About six or seven miles below the Laredo Crossing, on the west side of the Nueces River near the hills, there is or was a tree in the prairie. Due west from that tree at the foot of the hills at the mouth of a ravine there is a large rock and under the rock, there was a small spring of water coming from under the rock, due east from that rock there is a rock pen or rocks laid around like a pen and due east a few yards there is another pen of rocks, in that pen is the spoils of thirty one mule loads.

[Signed] DANIEL DUNHAM

This remarkable document was at his death, which occurred during the eighties, in the possession of a man named X. He had shown it to his sons a few times, but there was an accompanying paper that he had never shown. This accompanying paper he destroyed shortly before his death, or else his wife destroyed it immediately thereafter. One of his own sons conjectured, and certain circumstances have led others to conjecture, that X himself was one of the Texas bandits who invaded the Mexican mines and robbed a rich Mexican church. It is known that X held the way-bill as peculiarly veracious but that he had an overwhelming feeling against undertaking to follow out its directions.
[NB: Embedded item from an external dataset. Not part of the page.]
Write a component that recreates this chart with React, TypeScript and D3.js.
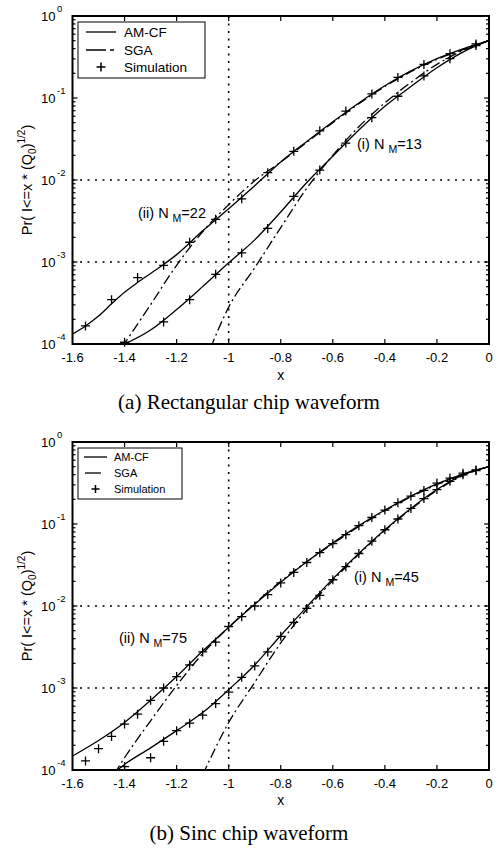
import React from 'react';
import * as d3 from 'd3';

// ---------- axes ----------
const xTicks = [-1.6, -1.4, -1.2, -1, -0.8, -0.6, -0.4, -0.2, 0];
const xTickLabels = ['-1.6', '-1.4', '-1.2', '-1', '-0.8', '-0.6', '-0.4', '-0.2', '0'];
const yTickValues = [1, 1e-1, 1e-2, 1e-3, 1e-4];
const yTickExponents = ['0', '-1', '-2', '-3', '-4'];
const legendNames = ['AM-CF', 'SGA', 'Simulation'];

// ---------- (a) Rectangular chip waveform ----------
// (ii) N_M = 22
const rectAmcf2X = [-1.6, -1.55, -1.5, -1.45, -1.4, -1.35, -1.3, -1.25, -1.2, -1.1, -1.0, -0.9, -0.8, -0.7, -0.6, -0.5, -0.4, -0.3, -0.2, -0.1, 0];
const rectAmcf2P = [1.32e-4, 1.66e-4, 2.19e-4, 3.09e-4, 4.27e-4, 5.62e-4, 7.24e-4, 9.33e-4, 1.23e-3, 2.4e-3, 4.47e-3, 8.51e-3, 1.66e-2, 2.95e-2, 5.13e-2, 8.71e-2, 0.141, 0.214, 0.302, 0.398, 0.501];
const rectSga2X = [-1.41, -1.3, -1.2, -1.1, -1.0, -0.9, -0.8, -0.7, -0.6, -0.5, -0.4, -0.3, -0.2, -0.1, 0];
const rectSga2P = [9.12e-5, 3.02e-4, 9.12e-4, 2.34e-3, 5.01e-3, 9.77e-3, 1.66e-2, 2.88e-2, 5.01e-2, 8.51e-2, 0.138, 0.209, 0.295, 0.389, 0.501];
const rectSim2X = [-1.55, -1.45, -1.35, -1.25, -1.15, -1.05, -0.95, -0.85, -0.75, -0.65, -0.55, -0.45, -0.35, -0.25, -0.15, -0.05];
const rectSim2P = [1.66e-4, 3.47e-4, 6.46e-4, 9.12e-4, 1.74e-3, 3.31e-3, 5.89e-3, 1.23e-2, 2.24e-2, 3.98e-2, 6.92e-2, 0.112, 0.178, 0.257, 0.347, 0.457];
// (i) N_M = 13
const rectAmcf1X = [-1.42, -1.3, -1.2, -1.1, -1.0, -0.9, -0.8, -0.7, -0.6, -0.5, -0.4, -0.3, -0.2, -0.1, 0];
const rectAmcf1P = [9.33e-5, 1.48e-4, 2.63e-4, 5.01e-4, 9.77e-4, 1.86e-3, 4.07e-3, 9.33e-3, 1.95e-2, 4.07e-2, 7.94e-2, 0.138, 0.234, 0.363, 0.501];
const rectSga1X = [-1.07, -1.0, -0.9, -0.8, -0.7, -0.6, -0.5, -0.4, -0.3, -0.2, -0.1, 0];
const rectSga1P = [8.91e-5, 2.82e-4, 8.51e-4, 2.63e-3, 7.94e-3, 2.0e-2, 4.47e-2, 8.71e-2, 0.155, 0.257, 0.38, 0.501];
const rectSim1X = [-1.4, -1.25, -1.15, -1.05, -0.95, -0.85, -0.75, -0.65, -0.55, -0.45, -0.35, -0.25, -0.15, -0.05];
const rectSim1P = [1.05e-4, 1.86e-4, 3.47e-4, 7.08e-4, 1.29e-3, 2.57e-3, 6.31e-3, 1.32e-2, 2.82e-2, 5.75e-2, 0.105, 0.186, 0.302, 0.437];

// ---------- (b) Sinc chip waveform ----------
// (ii) N_M = 75
const sincAmcf2X = [-1.6, -1.5, -1.4, -1.3, -1.2, -1.1, -1.0, -0.9, -0.8, -0.7, -0.6, -0.5, -0.4, -0.3, -0.2, -0.1, 0];
const sincAmcf2P = [1.48e-4, 2.29e-4, 3.8e-4, 7.08e-4, 1.38e-3, 2.82e-3, 5.5e-3, 1.05e-2, 1.95e-2, 3.47e-2, 5.89e-2, 9.55e-2, 0.148, 0.219, 0.309, 0.407, 0.501];
const sincSga2X = [-1.44, -1.4, -1.3, -1.2, -1.1, -1.0, -0.9, -0.8, -0.7, -0.6, -0.5, -0.4, -0.3, -0.2, -0.1, 0];
const sincSga2P = [8.91e-5, 1.41e-4, 3.98e-4, 1.07e-3, 2.63e-3, 5.5e-3, 1.07e-2, 2.0e-2, 3.47e-2, 5.75e-2, 9.33e-2, 0.145, 0.214, 0.302, 0.398, 0.501];
const sincSim2X = [-1.55, -1.5, -1.45, -1.4, -1.35, -1.3, -1.25, -1.2, -1.15, -1.1, -1.05, -1.0, -0.95, -0.9, -0.85, -0.8, -0.75, -0.7, -0.65, -0.6, -0.55, -0.5, -0.45, -0.4, -0.35, -0.3, -0.25, -0.2, -0.15, -0.1, -0.05];
const sincSim2P = [1.29e-4, 1.82e-4, 2.57e-4, 3.63e-4, 4.79e-4, 7.08e-4, 1.0e-3, 1.38e-3, 1.91e-3, 2.75e-3, 3.63e-3, 5.62e-3, 7.41e-3, 1.0e-2, 1.38e-2, 1.91e-2, 2.57e-2, 3.39e-2, 4.47e-2, 5.75e-2, 7.41e-2, 9.55e-2, 0.12, 0.148, 0.182, 0.219, 0.257, 0.316, 0.363, 0.417, 0.457];
// (i) N_M = 45
const sincAmcf1X = [-1.44, -1.4, -1.3, -1.2, -1.1, -1.0, -0.9, -0.8, -0.7, -0.6, -0.5, -0.4, -0.3, -0.2, -0.1, 0];
const sincAmcf1P = [9.33e-5, 1.17e-4, 1.86e-4, 3.02e-4, 5.01e-4, 9.55e-4, 1.91e-3, 4.37e-3, 9.77e-3, 2.14e-2, 4.37e-2, 8.51e-2, 0.155, 0.263, 0.398, 0.501];
const sincSga1X = [-1.1, -1.0, -0.9, -0.8, -0.7, -0.6, -0.5, -0.4, -0.3, -0.2, -0.1, 0];
const sincSga1P = [8.71e-5, 3.8e-4, 1.17e-3, 3.55e-3, 9.12e-3, 2.04e-2, 4.27e-2, 8.32e-2, 0.151, 0.257, 0.389, 0.501];
const sincSim1X = [-1.4, -1.3, -1.25, -1.2, -1.15, -1.1, -1.05, -1.0, -0.95, -0.9, -0.85, -0.8, -0.75, -0.7, -0.65, -0.6, -0.55, -0.5, -0.45, -0.4, -0.35, -0.3, -0.25, -0.2, -0.15, -0.1, -0.05];
const sincSim1P = [1.1e-4, 1.41e-4, 2.24e-4, 3.02e-4, 3.72e-4, 4.68e-4, 6.46e-4, 8.91e-4, 1.35e-3, 1.86e-3, 2.75e-3, 4.27e-3, 6.31e-3, 9.33e-3, 1.35e-2, 2.09e-2, 3.02e-2, 4.37e-2, 6.17e-2, 8.51e-2, 0.115, 0.155, 0.204, 0.263, 0.331, 0.398, 0.447];

type Pt = [number, number];
const zip = (xs: number[], ps: number[]): Pt[] => xs.map((v, i) => [v, ps[i]] as Pt);

const SANS = "'Liberation Sans', Arial, sans-serif";
const SERIF = "'Liberation Serif', 'Times New Roman', serif";
const SGA_DASH = '10,3.5,2,3.5';

interface Note { x: number; y: number; pre: string; post: string }
interface PanelProps {
  top: number;
  amcf: Pt[][];
  sga: Pt[][];
  sims: Pt[][];
  notes: Note[];
  big: boolean;
  caption: string;
  captionY: number;
  xLabelY: number;
}

function Panel({ top, amcf, sga, sims, notes, big, caption, captionY, xLabelY }: PanelProps) {
  const L = 72.5, R = 489, T = top, B = top + 328;
  const x = d3.scaleLinear().domain([-1.6, 0]).range([L, R]);
  const y = d3.scaleLog().domain([1e-4, 1]).range([B, T]);
  const line = d3.line<Pt>().x(d => x(d[0])).y(d => y(d[1])).curve(d3.curveMonotoneX);
  const clipId = `clip-${top}`;

  const minor: number[] = [];
  for (let e = -4; e < 0; e++) for (let k = 2; k <= 9; k++) minor.push(k * Math.pow(10, e));

  // legend geometry
  const lg = big
    ? { x0: 78, y0: 22, x1: 205, y1: 78, rows: [32, 50, 67], lx0: 86, lx1: 116, tx: 124, fs: 13.5 }
    : { x0: 78, y0: 448, x1: 182, y1: 499, rows: [457, 473, 489], lx0: 84, lx1: 107, tx: 114, fs: 11 };

  const plus = (cx: number, cy: number, s = 4.5) => `M${cx - s},${cy}h${2 * s}M${cx},${cy - s}v${2 * s}`;

  return (
    <g>
      <defs>
        <clipPath id={clipId}>
          <rect x={L} y={T} width={R - L} height={B - T} />
        </clipPath>
      </defs>
      {/* dotted reference lines */}
      <g stroke="#000" strokeWidth={1.6} strokeDasharray="2,5.5" fill="none">
        <line x1={x(-1)} x2={x(-1)} y1={T} y2={B} />
        <line x1={L} x2={R} y1={y(1e-2)} y2={y(1e-2)} />
        <line x1={L} x2={R} y1={y(1e-3)} y2={y(1e-3)} />
      </g>
      <g clipPath={`url(#${clipId})`} fill="none" stroke="#000" strokeWidth={1.3}>
        {amcf.map((s, i) => <path key={'a' + i} d={line(s) || ''} />)}
        {sga.map((s, i) => <path key={'s' + i} d={line(s) || ''} strokeDasharray={SGA_DASH} />)}
      </g>
      <g fill="none" stroke="#000" strokeWidth={1.3}>
        {sims.map((s, i) => (
          <path key={'m' + i} d={s.map(d => plus(x(d[0]), y(d[1]))).join('')} />
        ))}
      </g>
      {/* axes box */}
      <rect x={L} y={T} width={R - L} height={B - T} fill="none" stroke="#000" strokeWidth={2} />
      <g stroke="#000" strokeWidth={1.2}>
        {xTicks.slice(1, -1).map(t => (
          <g key={'xt' + t}>
            <line x1={x(t)} x2={x(t)} y1={B} y2={B - 5} />
            <line x1={x(t)} x2={x(t)} y1={T} y2={T + 5} />
          </g>
        ))}
        {yTickValues.slice(1, -1).map(v => (
          <g key={'yt' + v}>
            <line x1={L} x2={L + 5} y1={y(v)} y2={y(v)} />
            <line x1={R} x2={R - 5} y1={y(v)} y2={y(v)} />
          </g>
        ))}
        {minor.map(v => (
          <g key={'ym' + v}>
            <line x1={L} x2={L + 3} y1={y(v)} y2={y(v)} />
            <line x1={R} x2={R - 3} y1={y(v)} y2={y(v)} />
          </g>
        ))}
      </g>
      {/* tick labels */}
      <g fontFamily={SANS} fill="#000">
        {xTicks.map((t, i) => (
          <text key={'xl' + i} x={x(t)} y={B + 18} fontSize={13} textAnchor="middle">{xTickLabels[i]}</text>
        ))}
        {yTickValues.map((v, i) => (
          <g key={'yl' + i}>
            <text x={55.5} y={y(v) + 4.5} fontSize={13} textAnchor="end">10</text>
            <text x={57} y={y(v) - 4} fontSize={9.5}>{yTickExponents[i]}</text>
          </g>
        ))}
        <text x={(L + R) / 2} y={xLabelY} fontSize={14} textAnchor="middle">x</text>
        <text transform={`translate(32,${(T + B) / 2}) rotate(-90)`} fontSize={14.5} textAnchor="middle">
          Pr( I&lt;=x * (Q<tspan fontSize={10} dy={4}>0</tspan><tspan dy={-4}>)</tspan>
          <tspan fontSize={10} dy={-7}>1/2</tspan><tspan dy={7}>)</tspan>
        </text>
        {notes.map((n, i) => (
          <text key={'n' + i} x={n.x} y={n.y} fontSize={14.5}>
            {n.pre}<tspan fontSize={10.5} dx={4} dy={4}>M</tspan><tspan dy={-4}>{n.post}</tspan>
          </text>
        ))}
      </g>
      {/* legend */}
      <g>
        <rect x={lg.x0} y={lg.y0} width={lg.x1 - lg.x0} height={lg.y1 - lg.y0} fill="#fff" stroke="#000" strokeWidth={1} />
        <line x1={lg.lx0} x2={lg.lx1} y1={lg.rows[0]} y2={lg.rows[0]} stroke="#000" strokeWidth={1.3} />
        {big ? (
          <path d={`M${lg.lx0},${lg.rows[1]}h20M${lg.lx0 + 24},${lg.rows[1]}h4`} stroke="#000" strokeWidth={1.3} />
        ) : (
          <path d={`M${lg.lx0 + 1},${lg.rows[1]}h16`} stroke="#000" strokeWidth={1.3} />
        )}
        <path d={plus((lg.lx0 + lg.lx1) / 2, lg.rows[2], big ? 4.5 : 4)} stroke="#000" strokeWidth={1.5} fill="none" />
        {legendNames.map((nm, i) => (
          <text key={nm} x={lg.tx} y={lg.rows[i] + lg.fs * 0.36} fontSize={lg.fs} fontFamily={SANS}>{nm}</text>
        ))}
      </g>
      <text x={249} y={captionY} fontSize={21} fontFamily={SERIF} textAnchor="middle">{caption}</text>
    </g>
  );
}

export default function App() {
  return (
    <svg width={501} height={853} style={{ position: 'absolute', left: 0, top: 0, background: '#fff' }}>
      <rect width={501} height={853} fill="#fff" />
      <Panel
        top={16}
        amcf={[zip(rectAmcf2X, rectAmcf2P), zip(rectAmcf1X, rectAmcf1P)]}
        sga={[zip(rectSga2X, rectSga2P), zip(rectSga1X, rectSga1P)]}
        sims={[zip(rectSim2X, rectSim2P), zip(rectSim1X, rectSim1P)]}
        notes={[
          { x: 138, y: 218, pre: '(ii) N', post: '=22' },
          { x: 357, y: 149, pre: '(i) N', post: '=13' },
        ]}
        big={true}
        caption="(a) Rectangular chip waveform"
        captionY={409}
        xLabelY={380}
      />
      <Panel
        top={442}
        amcf={[zip(sincAmcf2X, sincAmcf2P), zip(sincAmcf1X, sincAmcf1P)]}
        sga={[zip(sincSga2X, sincSga2P), zip(sincSga1X, sincSga1P)]}
        sims={[zip(sincSim2X, sincSim2P), zip(sincSim1X, sincSim1P)]}
        notes={[
          { x: 119, y: 643, pre: '(ii) N', post: '=75' },
          { x: 354, y: 582, pre: '(i) N', post: '=45' },
        ]}
        big={false}
        caption="(b) Sinc chip waveform"
        captionY={840}
        xLabelY={805}
      />
    </svg>
  );
}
Whether any attempts to find the Rock Pens were made before his death I do not know. A fact is that not long after his death an expedition, of which one of his sons was a member, set out to find the pens. Other “gold hunters” are known to have gone on the search. Therefore it must be that there were other directions in existence than those left by X. Men yet living claim to have seen the pens years and years ago before they knew that there was any significance to them, but though various old rock heaps [[30]]have been found since, none has ever been found to answer to Daniel Dunham’s description.

The Laredo Crossing mentioned in the way-bill is supposed to be the Nueces crossing on the old San Antonio-Laredo road. That is generally conceded to be on the Henry Shiner Ranch in McMullen County. Nearly all the land in that part of the country is still in large pastures. Much of it is rough, the San Caja, Las Chuzas, and other so-called mountains being in the vicinity. Where it was once open, the country during the last fifty years has grown up in brush so that no man can be sure the pens do not exist until thousands and thousands of acres of uneven land covered with prickly pear, mesquite, black chaparral, “gran haney,” and other thorned brush have been combed. The rocks were never piled high. They have been scattered, perhaps covered over with soil washed down from the hillside. In time of drouth it is a desolate country, and many a tale tells of early travelers perishing in it of thirst. Before the advent of the automobile one treasure-seeking expedition lived for days on jack rabbit meat, so remote were they in that region from supplies.

Sixty or seventy years ago Pate McNeill was coming from Tilden, or Dog Town as it was then called, down to Lagarto with his young wife. They were in a buggy, leading a horse, saddled. Somewhere in the Shiner country they saw a fine looking maverick cow. McNeill got out of the buggy, jumped on his horse, and took after her. When he had roped her and tied her, he looked around and saw that he was right in a kind of pen of rocks. At that time he did not know that great riches appertained to rock pens; so he calmly ran his famous brand of P A T E on the cow and went on down the country. Years later when the story of the Rock Pens came out, he went back and tried to locate the rocks, but the country had changed so much with brush and “washes” that he could never find anything.

“Uncle” Ben Adkins, a veteran of Beeville who guarded the western frontier during the Civil War days to keep cow thieves from driving cattle off to California, tells of a hunter who once stumbled into the pens and thought that he was in a deserted goat camp. Like others, he did not know at the time how close he was to millions.